Saudi Arabia was ranked 123rd on the Third Billion Index score. Despite the nation’s multitude of cultural and legal restrictions, females constitute 57 percent of university graduates – a figure strongly indicative of the great strides that have been made in safeguarding the education of women. Today, however, the challenge is to create opportunities for them in the marketplace. This can be steadily resolved through a number of measures: the Saudi government can create incentives for private-sector companies to hire women and institute a high-level task force to explore their needs in the labor force. With the combined efforts of the public sector, Ministry of Labor and companies, as well as an adequate entrepreneurial ecosystem in place, the country’s women could bring the economy to the next level.
The Federation assumes the 109th place on the Index Score. With high levels of education, strong personal ambitions and leadership support, Emirati women have the opportunity to advance rapidly as both workers and entrepreneurs. But laws related to maternity leave and non-flexible working hours deter their ability to efficiently pursue their careers. Changes regarding policy, infrastructure, and culture are also required. Women in the UAE need more inclusive workplaces and dedicated entrepreneurial resources to reach their full potential.
Ultimately, the Third Billion consists of many individual women around the world – each with her own personality, needs, obstacles, hopes, and desires.
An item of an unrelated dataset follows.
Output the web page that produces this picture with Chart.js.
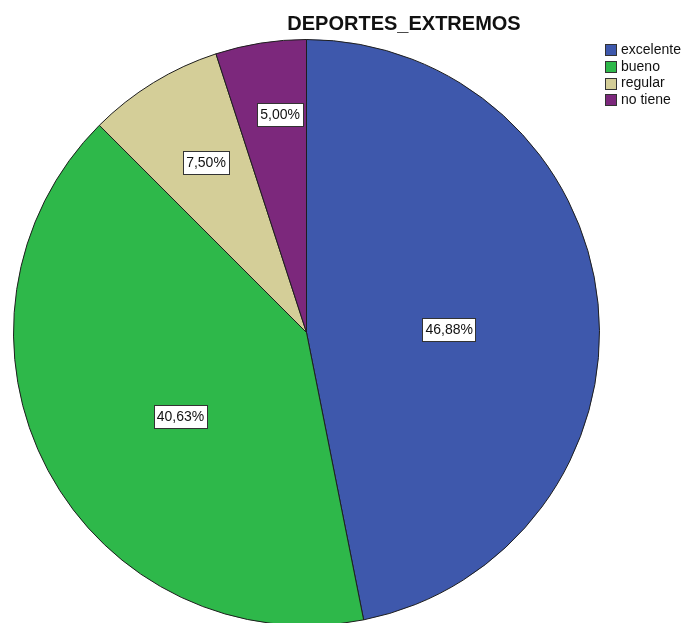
<!DOCTYPE html>
<html>
<head>
<meta charset="utf-8">
<script src="https://cdn.jsdelivr.net/npm/chart.js@4.4.1/dist/chart.umd.min.js"></script>
<style>
  html, body { margin: 0; padding: 0; background: #ffffff; overflow: hidden; }
  #wrap { width: 683px; height: 630px; position: relative; }
</style>
</head>
<body>
<div id="wrap"><canvas id="c" width="683" height="630"></canvas></div>
<script>
const chartTitle = "DEPORTES_EXTREMOS";
const categories = ["excelente", "bueno", "regular", "no tiene"];
const percentValues = [46.88, 40.63, 7.50, 5.00];
const sliceColors = ["#3e58ac", "#2eb84a", "#d4ce98", "#7c287c"];

const FONT = "'Liberation Sans', Arial, sans-serif";

function fmtPct(v) {
  return v.toFixed(2).replace(".", ",") + "%";
}

const overlayPlugin = {
  id: "overlay",
  afterDraw(chart, args, opts) {
    const ctx = chart.ctx;
    const meta = chart.getDatasetMeta(0);
    // slice value labels
    ctx.save();
    ctx.font = "14px " + FONT;
    ctx.textAlign = "center";
    ctx.textBaseline = "middle";
    meta.data.forEach((arc, i) => {
      const p = arc.getProps(["x", "y", "startAngle", "endAngle", "outerRadius"], true);
      const pos = opts.labelPos[i];
      const mid = (p.startAngle + p.endAngle) / 2 + pos.da * Math.PI / 180;
      const r = p.outerRadius * pos.f;
      const cx = p.x + Math.cos(mid) * r;
      const cy = p.y + Math.sin(mid) * r;
      const txt = fmtPct(chart.data.datasets[0].data[i]);
      const w = ctx.measureText(txt).width + 6;
      const h = 23;
      ctx.fillStyle = "#ffffff";
      ctx.fillRect(Math.round(cx - w / 2) + 0.5, Math.round(cy - h / 2) + 0.5, Math.round(w), h);
      ctx.strokeStyle = "#333333";
      ctx.lineWidth = 1;
      ctx.strokeRect(Math.round(cx - w / 2) + 0.5, Math.round(cy - h / 2) + 0.5, Math.round(w), h);
      ctx.fillStyle = "#111111";
      ctx.fillText(txt, cx, cy + 1);
    });
    ctx.restore();

    // title
    ctx.save();
    ctx.font = "bold 20px " + FONT;
    ctx.fillStyle = "#111111";
    ctx.textAlign = "center";
    ctx.textBaseline = "middle";
    ctx.fillText(chartTitle, 404, 24);
    ctx.restore();

    // legend
    ctx.save();
    ctx.font = "14px " + FONT;
    ctx.textAlign = "left";
    ctx.textBaseline = "middle";
    const ds = chart.data.datasets[0];
    chart.data.labels.forEach((lab, i) => {
      const y = 50 + i * 16.8;
      ctx.fillStyle = ds.backgroundColor[i];
      ctx.fillRect(605.5, Math.round(y - 6) + 0.5, 11, 11);
      ctx.strokeStyle = "#333333";
      ctx.lineWidth = 1;
      ctx.strokeRect(605.5, Math.round(y - 6) + 0.5, 11, 11);
      ctx.fillStyle = "#111111";
      ctx.fillText(lab, 621, y);
    });
    ctx.restore();
  }
};

new Chart(document.getElementById("c"), {
  type: "pie",
  data: {
    labels: categories,
    datasets: [{
      data: percentValues,
      backgroundColor: sliceColors,
      borderColor: "#1e1e1e",
      borderWidth: 1
    }]
  },
  options: {
    responsive: false,
    animation: false,
    layout: { padding: { left: 13, right: 83, top: 39, bottom: 4 } },
    plugins: {
      legend: { display: false },
      tooltip: { enabled: false },
      title: { display: false },
      overlay: {
        labelPos: [
          { f: 0.487, da: 4.4 },
          { f: 0.517, da: -5.6 },
          { f: 0.674, da: 0.9 },
          { f: 0.75, da: 2.1 }
        ]
      }
    }
  },
  plugins: [overlayPlugin]
});
</script>
</body>
</html>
Yet the global economy does not have the luxury of addressing this crucial group one woman at a time. Only sweeping institutional changes at the national, regional, and global levels can help women everywhere reach their full economic potential and make the contributions necessary to keep the global economy moving forward. These advancements will not solely benefit each woman directly, but also the community around her, the national economy she is supporting, and the world at large.